Now, let's talk about recovery. So, I've got a timeline there for you.
We've got from the first day all the way up to about four weeks.
That's a frame of reference I want you to give your patients.
So, if they have to be in-patient, sometimes you have to with a gallbladder,
in-patient observation, 1-2 days for acute episodes.
That may be something they just want to keep an eye on the patient after surgery.
Some people go home right away.
So, some patients may have to be in-patient for observation,
other patients can be discharged even on the same day.
Now, if it's an out-patient complete schedule, the patient doesn't have any complications,
they don't have infection, they may do it completely out-patient.
So, the patient may be in the hospital before or after the procedure
or it may be completely out-patient, meaning you get out of your own bed,
go to the hospital, have the procedure, you're recovered,
and you go back home and stay in your own bed that night.
It just depends on what's going on with the patient.
Now, next up, I want you to know it's gonna take about 2-3 days for them to feel much better.
Now, they'll feel back to their normal selves at about 7 days or a week.

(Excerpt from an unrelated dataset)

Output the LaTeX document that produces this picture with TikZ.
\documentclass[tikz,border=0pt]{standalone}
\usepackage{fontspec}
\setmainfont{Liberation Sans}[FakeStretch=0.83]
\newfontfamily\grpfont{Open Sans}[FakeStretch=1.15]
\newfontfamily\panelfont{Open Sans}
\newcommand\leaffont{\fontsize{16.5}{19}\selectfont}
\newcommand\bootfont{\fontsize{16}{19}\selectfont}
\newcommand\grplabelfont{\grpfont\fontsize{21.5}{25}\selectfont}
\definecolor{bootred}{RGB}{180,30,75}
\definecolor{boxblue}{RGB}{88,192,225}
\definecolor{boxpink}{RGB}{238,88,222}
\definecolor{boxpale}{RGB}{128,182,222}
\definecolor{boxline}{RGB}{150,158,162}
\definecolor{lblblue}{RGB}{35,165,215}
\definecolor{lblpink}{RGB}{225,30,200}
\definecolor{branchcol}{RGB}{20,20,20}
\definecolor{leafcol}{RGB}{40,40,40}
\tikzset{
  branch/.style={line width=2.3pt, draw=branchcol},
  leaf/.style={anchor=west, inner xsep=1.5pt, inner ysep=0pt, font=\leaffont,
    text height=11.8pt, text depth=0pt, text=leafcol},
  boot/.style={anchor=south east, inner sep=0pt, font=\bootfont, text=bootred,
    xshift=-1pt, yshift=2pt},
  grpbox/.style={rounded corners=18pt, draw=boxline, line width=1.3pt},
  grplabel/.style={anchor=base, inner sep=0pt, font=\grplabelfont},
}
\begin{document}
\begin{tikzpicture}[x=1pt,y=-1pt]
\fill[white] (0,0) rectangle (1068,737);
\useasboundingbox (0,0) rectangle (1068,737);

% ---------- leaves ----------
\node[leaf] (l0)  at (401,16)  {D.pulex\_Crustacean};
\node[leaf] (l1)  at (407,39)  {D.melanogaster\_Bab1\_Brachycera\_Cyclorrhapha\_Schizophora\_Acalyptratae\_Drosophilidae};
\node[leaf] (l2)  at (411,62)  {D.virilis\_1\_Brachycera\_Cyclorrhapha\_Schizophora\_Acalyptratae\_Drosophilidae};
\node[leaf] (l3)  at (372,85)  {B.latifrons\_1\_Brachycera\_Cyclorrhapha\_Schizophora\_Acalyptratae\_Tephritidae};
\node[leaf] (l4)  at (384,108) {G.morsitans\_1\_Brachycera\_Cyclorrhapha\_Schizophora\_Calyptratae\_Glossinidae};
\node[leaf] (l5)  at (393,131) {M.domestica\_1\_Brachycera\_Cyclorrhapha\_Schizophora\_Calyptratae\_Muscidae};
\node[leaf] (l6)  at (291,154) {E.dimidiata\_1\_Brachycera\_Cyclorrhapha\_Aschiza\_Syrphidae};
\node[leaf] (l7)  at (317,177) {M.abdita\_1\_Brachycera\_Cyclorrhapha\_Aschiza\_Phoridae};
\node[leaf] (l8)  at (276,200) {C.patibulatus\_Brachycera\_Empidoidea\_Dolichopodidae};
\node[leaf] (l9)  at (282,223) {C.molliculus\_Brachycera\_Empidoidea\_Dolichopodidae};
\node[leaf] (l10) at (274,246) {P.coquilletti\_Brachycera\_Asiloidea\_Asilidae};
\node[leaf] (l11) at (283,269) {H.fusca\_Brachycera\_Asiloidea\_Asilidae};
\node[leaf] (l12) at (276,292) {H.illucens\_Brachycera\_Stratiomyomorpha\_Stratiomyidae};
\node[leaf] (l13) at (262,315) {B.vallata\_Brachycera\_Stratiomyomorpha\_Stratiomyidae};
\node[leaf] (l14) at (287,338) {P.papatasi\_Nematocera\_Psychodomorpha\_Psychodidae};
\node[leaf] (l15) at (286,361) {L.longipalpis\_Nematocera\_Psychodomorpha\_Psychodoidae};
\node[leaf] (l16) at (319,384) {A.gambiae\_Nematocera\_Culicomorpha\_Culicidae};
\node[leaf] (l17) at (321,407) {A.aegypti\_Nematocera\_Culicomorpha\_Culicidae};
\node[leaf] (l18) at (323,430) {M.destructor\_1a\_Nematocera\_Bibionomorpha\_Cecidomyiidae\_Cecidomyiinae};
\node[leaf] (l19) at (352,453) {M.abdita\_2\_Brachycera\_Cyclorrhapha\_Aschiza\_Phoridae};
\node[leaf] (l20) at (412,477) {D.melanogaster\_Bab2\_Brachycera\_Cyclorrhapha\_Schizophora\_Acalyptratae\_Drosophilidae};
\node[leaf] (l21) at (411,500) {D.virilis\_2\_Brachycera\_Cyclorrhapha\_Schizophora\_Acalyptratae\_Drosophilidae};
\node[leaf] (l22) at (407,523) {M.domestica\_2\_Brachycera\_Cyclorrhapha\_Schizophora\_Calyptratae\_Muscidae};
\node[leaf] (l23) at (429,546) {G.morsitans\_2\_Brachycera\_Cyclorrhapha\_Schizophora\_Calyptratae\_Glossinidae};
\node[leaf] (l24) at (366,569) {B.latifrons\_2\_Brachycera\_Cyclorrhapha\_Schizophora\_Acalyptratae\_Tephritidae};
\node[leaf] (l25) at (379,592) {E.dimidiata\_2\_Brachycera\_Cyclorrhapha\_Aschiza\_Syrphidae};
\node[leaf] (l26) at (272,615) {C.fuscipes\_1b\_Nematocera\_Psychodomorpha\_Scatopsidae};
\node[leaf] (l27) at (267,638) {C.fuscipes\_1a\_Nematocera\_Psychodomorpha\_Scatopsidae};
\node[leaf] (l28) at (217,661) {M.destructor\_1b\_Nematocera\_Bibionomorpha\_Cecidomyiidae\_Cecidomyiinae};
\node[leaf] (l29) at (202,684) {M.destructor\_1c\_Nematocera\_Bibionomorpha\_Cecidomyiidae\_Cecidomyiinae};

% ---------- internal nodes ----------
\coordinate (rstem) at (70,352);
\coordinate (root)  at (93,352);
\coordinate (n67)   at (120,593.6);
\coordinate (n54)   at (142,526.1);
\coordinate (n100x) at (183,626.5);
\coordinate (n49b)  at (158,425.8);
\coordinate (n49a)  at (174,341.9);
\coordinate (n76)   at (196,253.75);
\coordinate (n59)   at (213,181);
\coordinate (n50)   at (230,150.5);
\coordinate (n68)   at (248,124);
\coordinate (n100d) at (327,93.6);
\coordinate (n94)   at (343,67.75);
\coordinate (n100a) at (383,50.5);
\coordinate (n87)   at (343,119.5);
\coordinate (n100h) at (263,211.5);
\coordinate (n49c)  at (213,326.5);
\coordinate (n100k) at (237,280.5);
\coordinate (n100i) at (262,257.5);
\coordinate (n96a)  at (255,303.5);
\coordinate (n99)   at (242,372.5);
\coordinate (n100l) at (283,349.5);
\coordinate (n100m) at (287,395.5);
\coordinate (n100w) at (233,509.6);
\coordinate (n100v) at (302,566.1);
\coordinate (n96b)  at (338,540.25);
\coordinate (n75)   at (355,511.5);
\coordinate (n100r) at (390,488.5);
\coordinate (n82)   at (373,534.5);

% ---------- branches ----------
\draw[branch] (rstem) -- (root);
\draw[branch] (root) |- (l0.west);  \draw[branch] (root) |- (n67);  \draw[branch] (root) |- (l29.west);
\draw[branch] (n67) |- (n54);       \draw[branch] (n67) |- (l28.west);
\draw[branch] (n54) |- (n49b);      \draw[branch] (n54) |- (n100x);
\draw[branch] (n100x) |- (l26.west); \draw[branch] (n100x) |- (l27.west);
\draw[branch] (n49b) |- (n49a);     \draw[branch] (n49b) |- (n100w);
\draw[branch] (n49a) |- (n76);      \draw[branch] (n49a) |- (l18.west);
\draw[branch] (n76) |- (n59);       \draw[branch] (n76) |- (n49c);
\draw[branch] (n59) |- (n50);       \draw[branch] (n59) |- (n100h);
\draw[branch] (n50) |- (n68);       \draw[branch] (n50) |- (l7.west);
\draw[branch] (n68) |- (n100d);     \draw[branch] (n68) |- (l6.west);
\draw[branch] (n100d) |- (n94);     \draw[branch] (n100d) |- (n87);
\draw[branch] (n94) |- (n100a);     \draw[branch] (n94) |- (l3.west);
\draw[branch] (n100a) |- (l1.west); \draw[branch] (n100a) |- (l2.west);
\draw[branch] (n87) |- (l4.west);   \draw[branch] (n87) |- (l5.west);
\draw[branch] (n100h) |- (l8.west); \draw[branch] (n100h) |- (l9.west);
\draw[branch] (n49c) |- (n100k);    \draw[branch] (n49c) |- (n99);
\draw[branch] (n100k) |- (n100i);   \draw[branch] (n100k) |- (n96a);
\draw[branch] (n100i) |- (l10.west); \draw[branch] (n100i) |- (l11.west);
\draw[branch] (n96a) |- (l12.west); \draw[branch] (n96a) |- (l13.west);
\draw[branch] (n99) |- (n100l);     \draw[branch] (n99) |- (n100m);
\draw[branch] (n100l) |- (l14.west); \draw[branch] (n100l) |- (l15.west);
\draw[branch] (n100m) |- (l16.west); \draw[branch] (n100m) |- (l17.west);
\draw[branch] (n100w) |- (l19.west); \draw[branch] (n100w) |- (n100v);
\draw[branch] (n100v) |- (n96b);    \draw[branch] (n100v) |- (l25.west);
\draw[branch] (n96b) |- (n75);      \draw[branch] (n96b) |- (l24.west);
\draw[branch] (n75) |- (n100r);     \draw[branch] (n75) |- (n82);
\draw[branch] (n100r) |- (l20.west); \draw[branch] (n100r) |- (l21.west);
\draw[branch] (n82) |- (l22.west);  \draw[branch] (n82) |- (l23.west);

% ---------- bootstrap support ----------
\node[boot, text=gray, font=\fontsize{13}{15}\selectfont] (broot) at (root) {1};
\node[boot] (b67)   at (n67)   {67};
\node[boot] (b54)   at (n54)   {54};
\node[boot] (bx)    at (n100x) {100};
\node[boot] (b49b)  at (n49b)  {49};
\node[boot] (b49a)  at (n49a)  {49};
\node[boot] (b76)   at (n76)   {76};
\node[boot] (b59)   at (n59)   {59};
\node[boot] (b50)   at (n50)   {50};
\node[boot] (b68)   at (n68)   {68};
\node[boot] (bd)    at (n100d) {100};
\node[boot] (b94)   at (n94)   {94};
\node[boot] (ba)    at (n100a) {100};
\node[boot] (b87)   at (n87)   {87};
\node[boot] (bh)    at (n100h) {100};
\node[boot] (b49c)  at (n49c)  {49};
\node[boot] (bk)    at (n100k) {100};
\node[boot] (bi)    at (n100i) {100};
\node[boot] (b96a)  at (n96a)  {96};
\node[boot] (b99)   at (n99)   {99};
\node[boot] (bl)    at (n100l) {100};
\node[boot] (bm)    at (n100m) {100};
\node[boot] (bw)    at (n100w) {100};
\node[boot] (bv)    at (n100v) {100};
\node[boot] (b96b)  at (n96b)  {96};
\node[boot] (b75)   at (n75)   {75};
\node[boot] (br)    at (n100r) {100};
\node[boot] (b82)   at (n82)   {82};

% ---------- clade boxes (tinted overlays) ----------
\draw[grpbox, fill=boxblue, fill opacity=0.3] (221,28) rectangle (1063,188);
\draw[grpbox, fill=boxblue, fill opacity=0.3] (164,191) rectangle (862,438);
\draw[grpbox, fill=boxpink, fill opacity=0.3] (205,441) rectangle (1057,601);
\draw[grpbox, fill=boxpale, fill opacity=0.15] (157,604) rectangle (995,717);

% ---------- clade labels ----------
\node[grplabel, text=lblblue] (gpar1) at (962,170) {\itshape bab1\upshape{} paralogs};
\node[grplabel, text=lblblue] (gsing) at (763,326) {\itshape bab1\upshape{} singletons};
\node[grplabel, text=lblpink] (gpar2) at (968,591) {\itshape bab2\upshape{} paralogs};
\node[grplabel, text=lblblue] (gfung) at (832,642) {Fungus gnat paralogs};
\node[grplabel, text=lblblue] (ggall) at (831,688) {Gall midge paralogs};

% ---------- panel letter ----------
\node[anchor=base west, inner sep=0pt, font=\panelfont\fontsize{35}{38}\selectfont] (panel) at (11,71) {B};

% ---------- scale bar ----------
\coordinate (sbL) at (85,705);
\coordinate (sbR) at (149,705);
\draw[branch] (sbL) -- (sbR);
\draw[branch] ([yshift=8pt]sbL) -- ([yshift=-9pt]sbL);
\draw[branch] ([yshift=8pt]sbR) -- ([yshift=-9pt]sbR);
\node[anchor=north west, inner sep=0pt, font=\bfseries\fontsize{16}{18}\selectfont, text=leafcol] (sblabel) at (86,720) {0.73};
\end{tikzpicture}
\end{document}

Okay, so look at that. Those first days after surgery, you're kind of rough.
Now, I'm still talking about a laparoscopic procedure.
Yeah, so you think like you just be able to bounce right back out of bed.
No, it's a pretty big deal.
You've taken a hit in your GI tract and it takes your body time to recover from that.
So, you want the patient to plan. Hey, it's gonna be a couple days
where you're gonna do a lot of sleeping, resting, just recovering,
and it'll be up to a week before you start to feel much like your old self again.
The first 2-3 days are the roughest, after that, it gets a lot easier.
Now, for 4 weeks, I'm talking about for the first 4 weeks after the procedure, there are restrictions.
Because you've had scopes through that abdominal wall, you have lifting restrictions.
So, you want to make sure the patient knows they shouldn't lift anything
over 20 pounds for approximately 4 weeks.
That includes children, grocery bags, whatever it is, nothing over 20 pounds.
There's one more important thing I want to talk to you about.
What a patient experiences after a laparoscopic procedure.
Now, abdominal bloating can happen both with laparoscopic and with an open chole,
but let me help you understand what a laparoscopic patient goes through.
See, during the procedure, CO2 gas is used to inflate the abdomen during the procedure.
So, yeah, that's exactly what you're picturing.
We're blowing up that patient like a float in the Macy's Thanksgiving Day Parade.
The reason they do that is they need to have plenty of room to visualize for safety.
Now, generally, most of the carbon dioxide gas used during the procedure is removed at the end of the surgery.
However, here's the caveat.
There can sometimes be small amounts of gas under the diaphragm.
Now, you wouldn't think small amounts of this gas would be a problem,
but they really can be for some patients.
They particularly cause right shoulder pain.
Not something you would expect from having your gallbladder removed,
but it can be fairly common for certain patients.
Nothing to be alarmed about, but it does need to be addressed,
because it's uncomfortable for your patients.
Now, most of this small residual gas is gone in about 24 hours or less,
but what do you think the best remedy for this gas is?
Yeah, what the patient is not gonna feel like doing. Walking, moving, being active.
That will help the body reabsorb that gas.
So, keeping moving after a surgery procedure is always good advice.
Now, we've got one more bullet point for you there.
Abdominal bloating feeling after a surgery can last a few days for an open chole.
So, any time you go in and mess with my GI tract, my GI tract kinda takes a little bit to readjust.
That is normal. So, you may have a certain type of abdominal bloating
with both laparoscopic mostly from the air or you may have abdominal bloating feeling after an open chole.
Keep those both in mind. They're expected.
Just help your patient with strategies to deal with it.
Now, this may seem like an obvious question to you.
Can you still have gallbladder attacks after surgery?
Well, if the gallbladder's removed, how could that happen?
Well, the answer actually is yes, you can still have a gallbladder attack after surgery,
but thankfully, it doesn't happen that often. Well, tell that to my sister. It happened to her.
She had the laparoscopic chole and then she had a major gallbladder attack
while she was trying to recover. Why? Well, there is one stone left in the ducts.
So, it does not happen very often,
but again, my sister doesn't really care about those odds because it happened to her.
So, a patient may have a gallbladder attack after surgery.